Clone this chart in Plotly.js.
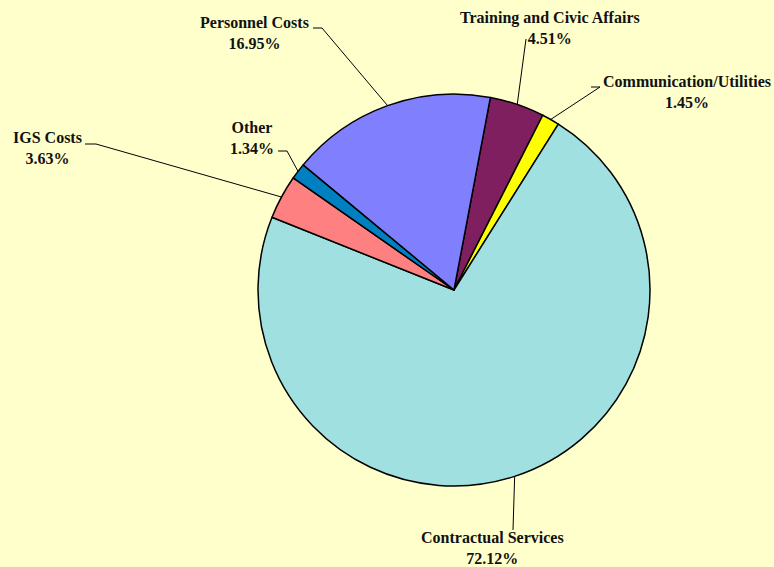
<!DOCTYPE html>
<html>
<head>
<meta charset="utf-8">
<script src="https://cdn.plot.ly/plotly-3.0.1.min.js"></script>
<style>html,body{margin:0;padding:0;background:#FFFFCC;}</style>
</head>
<body>
<div id="chart" style="width:774px;height:567px;"></div>
<script>
// Data (clockwise from the top)
const categories = ["Training and Civic Affairs", "Communication/Utilities", "Contractual Services", "IGS Costs", "Other", "Personnel Costs"];
const values = [4.51, 1.45, 72.12, 3.63, 1.34, 16.95];
const percentLabels = ["4.51%", "1.45%", "72.12%", "3.63%", "1.34%", "16.95%"];
const colors = ["#7F1F5F", "#FFFF00", "#A0E0E0", "#FF8080", "#0080C0", "#8080FF"];

// Layout settings (pixels)
const W = 774, H = 567;
const cx = 454, cy = 290, R = 196;
const rotationDeg = 10.7;
// label block centres and leader-line elbows
const labelPos = [[550, 28], [687, 92], [492, 548], [47, 148], [252, 138], [254, 33]];
const elbows = [
  [[526, 39]],
  [[591, 87], [600, 87]],
  [[513, 530]],
  [[85, 144], [96, 144]],
  [[278, 151], [287, 151]],
  [[313, 28], [322, 28]]
];

const px = x => x / W;
const py = y => 1 - y / H;

const total = values.reduce((a, b) => a + b, 0);
let acc = rotationDeg;
const anchors = values.map(v => {
  const span = v / total * 360;
  const mid = (acc + span / 2) * Math.PI / 180;
  acc += span;
  return [cx + R * Math.sin(mid), cy - R * Math.cos(mid)];
});

const shapes = [];
anchors.forEach((a, i) => {
  const pts = elbows[i].concat([a]);
  let path = "M " + px(pts[0][0]) + " " + py(pts[0][1]);
  for (let k = 1; k < pts.length; k++) path += " L " + px(pts[k][0]) + " " + py(pts[k][1]);
  shapes.push({type: "path", xref: "paper", yref: "paper", path: path, line: {color: "#000", width: 1}});
});

const annotations = categories.map((c, i) => ({
  x: px(labelPos[i][0]), y: py(labelPos[i][1]), xref: "paper", yref: "paper",
  text: "<b>" + c + "</b><br><b>" + percentLabels[i] + "</b>",
  showarrow: false, xanchor: "center", yanchor: "middle", align: "center",
  font: {family: "Liberation Serif, Times New Roman, serif", size: 16, color: "#111"}
}));

const trace = {
  type: "pie",
  labels: categories,
  values: values,
  sort: false,
  direction: "clockwise",
  rotation: rotationDeg,
  textinfo: "none",
  hoverinfo: "label+percent",
  marker: {colors: colors, line: {color: "#000", width: 1.5}},
  domain: {x: [(cx - R) / W, (cx + R) / W], y: [1 - (cy + R) / H, 1 - (cy - R) / H]},
  showlegend: false
};

Plotly.newPlot("chart", [trace], {
  width: W, height: H,
  margin: {l: 0, r: 0, t: 0, b: 0},
  paper_bgcolor: "#FFFFCC",
  plot_bgcolor: "#FFFFCC",
  showlegend: false,
  shapes: shapes,
  annotations: annotations
}, {displayModeBar: false});
</script>
</body>
</html>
====================
- GOAL -
Copy the listing exactly. Any image in it stays out of the copy.

- RESULT OF THE EXERCISE -
Clone this chart in Plotly.js.
<!DOCTYPE html>
<html>
<head>
<meta charset="utf-8">
<script src="https://cdn.plot.ly/plotly-3.0.1.min.js"></script>
<style>html,body{margin:0;padding:0;background:#FFFFCC;}</style>
</head>
<body>
<div id="chart" style="width:774px;height:567px;"></div>
<script>
// Data (clockwise from the top)
const categories = ["Training and Civic Affairs", "Communication/Utilities", "Contractual Services", "IGS Costs", "Other", "Personnel Costs"];
const values = [4.51, 1.45, 72.12, 3.63, 1.34, 16.95];
const percentLabels = ["4.51%", "1.45%", "72.12%", "3.63%", "1.34%", "16.95%"];
const colors = ["#7F1F5F", "#FFFF00", "#A0E0E0", "#FF8080", "#0080C0", "#8080FF"];

// Layout settings (pixels)
const W = 774, H = 567;
const cx = 454, cy = 290, R = 196;
const rotationDeg = 10.7;
// label block centres and leader-line elbows
const labelPos = [[550, 28], [687, 92], [492, 548], [47, 148], [252, 138], [254, 33]];
const elbows = [
  [[526, 39]],
  [[591, 87], [600, 87]],
  [[513, 530]],
  [[85, 144], [96, 144]],
  [[278, 151], [287, 151]],
  [[313, 28], [322, 28]]
];

const px = x => x / W;
const py = y => 1 - y / H;

const total = values.reduce((a, b) => a + b, 0);
let acc = rotationDeg;
const anchors = values.map(v => {
  const span = v / total * 360;
  const mid = (acc + span / 2) * Math.PI / 180;
  acc += span;
  return [cx + R * Math.sin(mid), cy - R * Math.cos(mid)];
});

const shapes = [];
anchors.forEach((a, i) => {
  const pts = elbows[i].concat([a]);
  let path = "M " + px(pts[0][0]) + " " + py(pts[0][1]);
  for (let k = 1; k < pts.length; k++) path += " L " + px(pts[k][0]) + " " + py(pts[k][1]);
  shapes.push({type: "path", xref: "paper", yref: "paper", path: path, line: {color: "#000", width: 1}});
});

const annotations = categories.map((c, i) => ({
  x: px(labelPos[i][0]), y: py(labelPos[i][1]), xref: "paper", yref: "paper",
  text: "<b>" + c + "</b><br><b>" + percentLabels[i] + "</b>",
  showarrow: false, xanchor: "center", yanchor: "middle", align: "center",
  font: {family: "Liberation Serif, Times New Roman, serif", size: 16, color: "#111"}
}));

const trace = {
  type: "pie",
  labels: categories,
  values: values,
  sort: false,
  direction: "clockwise",
  rotation: rotationDeg,
  textinfo: "none",
  hoverinfo: "label+percent",
  marker: {colors: colors, line: {color: "#000", width: 1.5}},
  domain: {x: [(cx - R) / W, (cx + R) / W], y: [1 - (cy + R) / H, 1 - (cy - R) / H]},
  showlegend: false
};

Plotly.newPlot("chart", [trace], {
  width: W, height: H,
  margin: {l: 0, r: 0, t: 0, b: 0},
  paper_bgcolor: "#FFFFCC",
  plot_bgcolor: "#FFFFCC",
  showlegend: false,
  shapes: shapes,
  annotations: annotations
}, {displayModeBar: false});
</script>
</body>
</html>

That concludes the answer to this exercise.